Humans – of all the creatures around – are the only ones who worry about the future.  But then I must  first wonder about this.  Would events change or results alter in the future if there were only simple organisms around?  If there is no one to contemplate the future or learn from the past, does it make a difference?  The world seems to be what it is because we are here to contemplate, wonder, admire its beauty and sometimes be appalled by some of its ugliness.  I know too that there are as many ways to look at it as there are individuals who try to observe it through their eyes or colored glasses. The world is what it is because we are here to observe it. We worry about its future because it could affect us and those whom we care so much about. Therefore, if there is no one to worry about it, or care, what difference does it make what happens.  What events would change from and to what, when and how, or even where are only relevant to those who have the ability to think about them.

Driving through the vast U.S. highways makes one feel as insignificant as a single blood corpuscle running through a vein that is at one moment I-10, then I-59, later 90 or 93, etc., on a huge expanse of seemingly endless roads and landscapes.  Now, here's the thing. The planet we live in, a trifling droplet in a swirling sea of stars and galactic dust that make up the Milky Way, orbiting an ordinary star, has been around for about four billion years.  Our sun, a first or perhaps even a second generation star, has been around for only a third of the age of the universe.  History had gone on and events happened  when during much of the elapsed time there was no one to observe it; much less to record or critique it. So the past, our past in particular, is like an endless reel of film that has been running in a movie theater with no one watching for 99.9999999999999 per cent of the show.  Technically speaking, that is, because although the dinosaurs had been around for 160 million years of that time, there is no record of their observations, their culture and whether they worried at all after the asteroid hit the area we now call the Gulf of Mexico – a name that has existed for just a fraction of a fraction of a nanosecond if the entire film lasted for a whole year.
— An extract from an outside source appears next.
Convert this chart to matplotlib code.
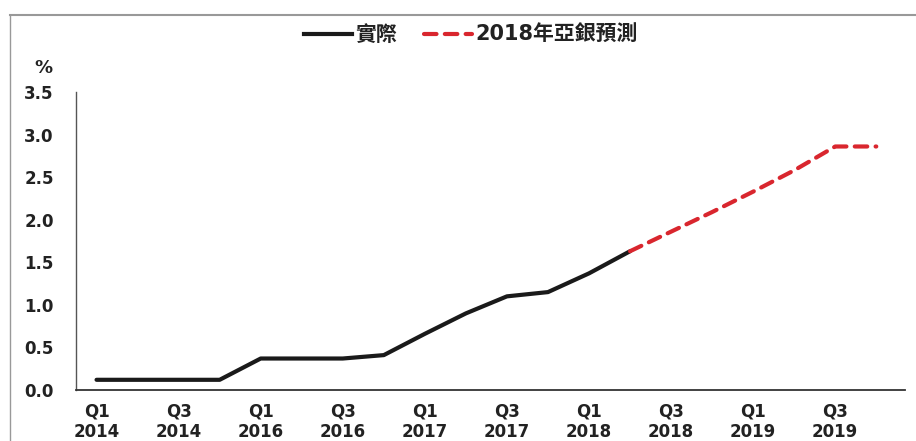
import numpy as np
import matplotlib.pyplot as plt
from matplotlib.lines import Line2D

plt.rcParams['font.family'] = ['DejaVu Sans', 'Noto Sans CJK TC']

# quarterly index 0..19
tick_labels = ['Q1\n2014', 'Q3\n2014', 'Q1\n2016', 'Q3\n2016', 'Q1\n2017',
               'Q3\n2017', 'Q1\n2018', 'Q3\n2018', 'Q1\n2019', 'Q3\n2019']
actual = [0.12, 0.12, 0.12, 0.12, 0.37, 0.37, 0.37, 0.41, 0.66, 0.90,
          1.10, 1.15, 1.37, 1.63]
forecast = [1.63, 1.86, 2.09, 2.33, 2.58, 2.86, 2.86]
forecast_start = 13

x_actual = np.arange(len(actual))
x_forecast = np.arange(forecast_start, forecast_start + len(forecast))

fig = plt.figure(figsize=(9.16, 4.41), dpi=100)
ax = fig.add_axes([0.083, 0.1156, 0.905, 0.6758])

ax.plot(x_actual, actual, color='#1a1a1a', linewidth=3.0,
        solid_joinstyle='round', solid_capstyle='round', zorder=3)
ax.plot(x_forecast, forecast, color='#d9262e', linewidth=3.0,
        linestyle=(0, (3, 2)), dash_capstyle='round', zorder=3)

ax.set_xlim(-0.5, 19.7)
ax.set_ylim(0, 3.5)
ax.set_yticks(np.arange(0, 3.51, 0.5))
ax.set_yticklabels(['%.1f' % v for v in np.arange(0, 3.51, 0.5)])
ax.set_xticks(np.arange(0, 20, 2))
ax.set_xticklabels(tick_labels)
ax.tick_params(length=0, labelsize=12, colors='#222222')
ax.tick_params(axis='x', pad=9)
ax.tick_params(axis='y', pad=16)
for lab in ax.get_xticklabels() + ax.get_yticklabels():
    lab.set_fontweight('bold')
    lab.set_linespacing(1.15)

ax.spines['top'].set_visible(False)
ax.spines['right'].set_visible(False)
ax.spines['left'].set_color('#555555')
ax.spines['left'].set_linewidth(1.0)
ax.spines['bottom'].set_color('#333333')
ax.spines['bottom'].set_linewidth(1.3)

fig.text(0.038, 0.835, '%', fontsize=13, fontweight='bold', color='#222222')

handles = [Line2D([], [], color='#1a1a1a', linewidth=3.0),
           Line2D([], [], color='#d9262e', linewidth=3.0, linestyle=(0, (3, 2)),
                  dash_capstyle='round')]
leg = fig.legend(handles, ['實際', '2018年亞銀預測'], loc='center',
                 bbox_to_anchor=(0.514, 0.92), ncol=2, frameon=False,
                 handlelength=2.3, handletextpad=0.15, columnspacing=1.3,
                 prop={'family': ['DejaVu Sans', 'Noto Sans CJK TC'],
                       'size': 15, 'weight': 'bold'})
for t in leg.get_texts():
    t.set_color('#222222')

# outer frame
fig.add_artist(Line2D([0.011, 1.0], [0.966, 0.966], color='#999999',
                      linewidth=1.5, transform=fig.transFigure))
fig.add_artist(Line2D([0.011, 0.011], [0.0, 0.966], color='#999999',
                      linewidth=1.0, transform=fig.transFigure))

fig.savefig('out.png', dpi=100, facecolor='white')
If we are part of that reel of film and that it is running as we speak, we (our entire human history) appeared on it as a sliver the width of a human hair on a single frame of film. The future we are and will be worrying about is several millionth of a millionth the width of that sliver on that single frame that is about to unfold on the screen.  Despite what we hear from political speeches and rhetoric, ideological beliefs and ideal dreams of those who profess to worry about the world of future generations, the contextual time frame within which people contemplate the future is about one individual life span – short and sometimes even short sighted.  Yes, we say things such as, “we worry about our children and their children, the environment, the planet, will there be enough of our 401 K left over for our heirs, etc.,” but when the curtain of life descends to end the show for us we will no longer be around to read the review.

As musings go the mind wanders every which way and then I catch myself wondering what is the point of all these?  Oftentimes, in the course of an ordinary day, we all worry about the littlest of things and as is usually the case the things we worry about are far from what actually do happen.  Yet, we worry anyhow.  And not only do we worry about what is about to happen but we sometimes burden ourselves with the things that happened in the past.  Is that all there is then?  I think that the rigidity of our past, because we can no longer change it, is best used as a framework for the present to shape our pliable future.  Did I just write that?  A bit corny but you all know what I mean.

Of course, some of us just can’t seem to shake away the shackles and burden of where we came from, who we are by our family name or the place we grew up in or the school we graduated from.  For others the past is like a millstone on their necks which hold them back in ways that make their ability to move up and get ahead heavily weighted down. However, whether one was born with a silver spoon or found wanting of even the most basic necessities, time will “tic toc” with the same regularity for either one. Choice to use or waste time is what matters. One’s future is won or lost by just that one decision. Time is an intangible asset with real consequences without which no opportunity can ever be possible.

“The past is a ghost, the future is a dream, and all we ever have is now”, a comedian once said. The past cannot hurt us anymore unless we let it; future dreams are  untouchable until we get there, until all the tomorrows have become todays but the beauty of it is that we get the opportunity to prepare for it. What is interesting, of course, is that much of what we do today is almost always a preamble for the future. In fact, if we write down ten things we do today, for example, we will find that most of it are either preparatory for or things we need to complete in the future – an hour from now, tomorrow , days later, or for a much longer term.

This phenomenon we call the present moment - now - is about as fleeting as a blink of an eye.  The second we think of a second it’s gone.  But this has not stopped scientists from breaking down time into even much smaller basic units.  If we think a second is short, can you imagine how short a millisecond or nanosecond is? What about a femtosecond and a picosecond or attosecond?  Well, if those are not fleeting, what about the Planck unit?  There are more Planck units of time in one second than there are seconds in the age of the universe of 13.7 billion years.  From that, the present would seem like an illusion, the past is forever gone, and the future is all we have.

When someone says he or she has no future, or if we judge someone to not have any, nothing could be farther from the truth. The future is all we have and we all have it.  Though today we as individuals have been sculpted by our past, the greatest gift we can give ourselves for a better future is what we do at the present moment.  So, we shouldn’t waste a single femtosecond.